Jul 13, 2009 6:35 pm US/Pacific
Jeanelle Hope: Hope Starts In East Oakland
High school student leader with no parents gets two AA degrees as well as finishing high school
SAN FRANCISCO (CBS 5) ―
It was a gray and drizzly, the day I met Jeanelle Hope, deep in the Redwood forests of Oakland. She was pulling out invasive French broom, as she put it "liberating some trees." It was on a Sunday morning, when most teenagers would be sleeping in. Jeanelle didn't seem like a 17-year-old though. She seemed more like an adult. Later, I would find out why.
Not far from that redwood canyon as the crow flies, is the neighborhood where Jeanelle grew up, in East Oakland. Most of the city's murders happen there. She lived not far from the area where four Oakland police officers were shot and killed in 2009.
"There were times I would walk down the street and I would see people selling drugs," she recalled. "Liquor stores on every corner, and you know, you just have this focus not to get caught into it. There are men roaming around and shooting and violence and people driving fast, it was East Oakland, it was crazy."
Jeanelle was the child of a hardworking, single mom, a latchkey kid. Her mom had one goal: to see that her little girl got a good education and a future. She scrimped and saved, and found scholarship money to send Jeanelle a private school. That meant Jeanelle had to walk 6 blocks to the bus stop by herself everyday - something she remembers clearly.
"I was a little girl and men would look at me as if was an older woman and there were many times when men would come up to me at BART stations, waiting for buses and it was very uncomfortable," she said. "One day I called my mom and I was crying because I didn't know what to do. it was hard, but I had to go through it to get to school."

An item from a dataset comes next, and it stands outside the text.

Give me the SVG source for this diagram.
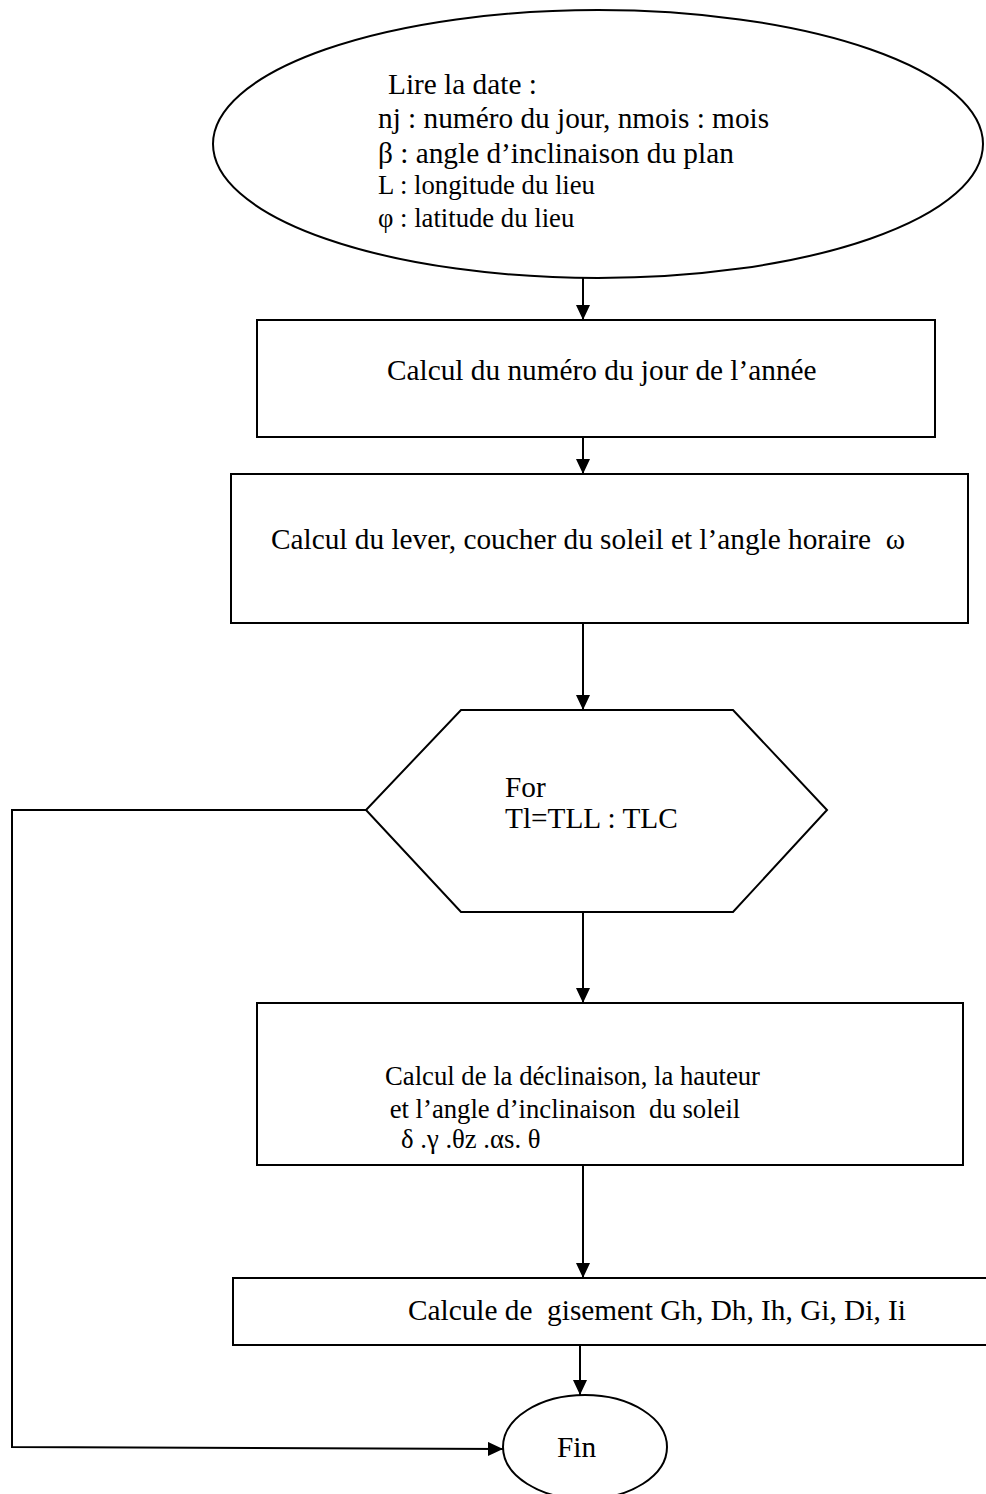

There was mandatory reading at night, after homework. Even before she got into middle school, her mother was telling her about the importance of the SAT and the ACT tests. But not long after that lecture, when Jeanelle was eleven years old, her mother suddenly died of a heart attack.
Her Grandmother took her in.
"My focus was just so on her and I wanted to know that she would be ok through this," said Jean Winston. "Losing a mother at her age and as close as they were, I just had to let her know that
times are rough, but it's going to get better, it's going to get better".
Jean Winston went back to work to support her granddaughter. "It made me feel wanted," said Jeanelle. "She was helping me overcome all the grief that I had lost from the loss of my mother. She helped me heal, she helped me learn to love again and open my heart again to other people."
At school, her mother's relentless focus on education paid off. At Middle College High, she stood out.
"She would ask questions that covered things that weren't in the high school history book and questions that challenged me," recalled her history teacher, Steve Hoffman. "She reminded me more of a college student. I thought she might be getting some sort of coaching, or maybe her father's a history professor or something. She just really knew her material and just struck me as someone very mature."
Middle College High is on the campus of the Contra Costa Community College, so Jeanelle was able to take college classes while she was still in high school.
Then she was elected President, not of the high school, but the college!
"She's participated in a lot of the college speech and debate tournaments and I think that's given her the public speaking skills to really impress a wide audience and speak to a wide audience and so she just took over the election," said Hoffman.
"I am so proud of her," said her grandmother. "I just wish her mom could have seen how she has just evolved into a young lady. She is focused. She is a little old soul. She makes decisions that you wouldn't think a 17-year-old would make. She plans things, I mean from the beginning to the end. She has every base touched."
And Jeanelle has her own message for her mother.
"I want her to know that her hard work wasn't done in vain," she said. "I want her to know that I am going to be fine and that I am going to make something of myself and that I am going to go off to college
I understand everything she was teaching me now finally
the reading the strictness, the street smarts, its all paying off. Its all making sense now and I thank her for it."
Jeanelle Hope finished high school early, and graduated with two A.A. degrees from Contra Costa College this year. Now she goes on to Cal State Long Beach. She wants to be an educator.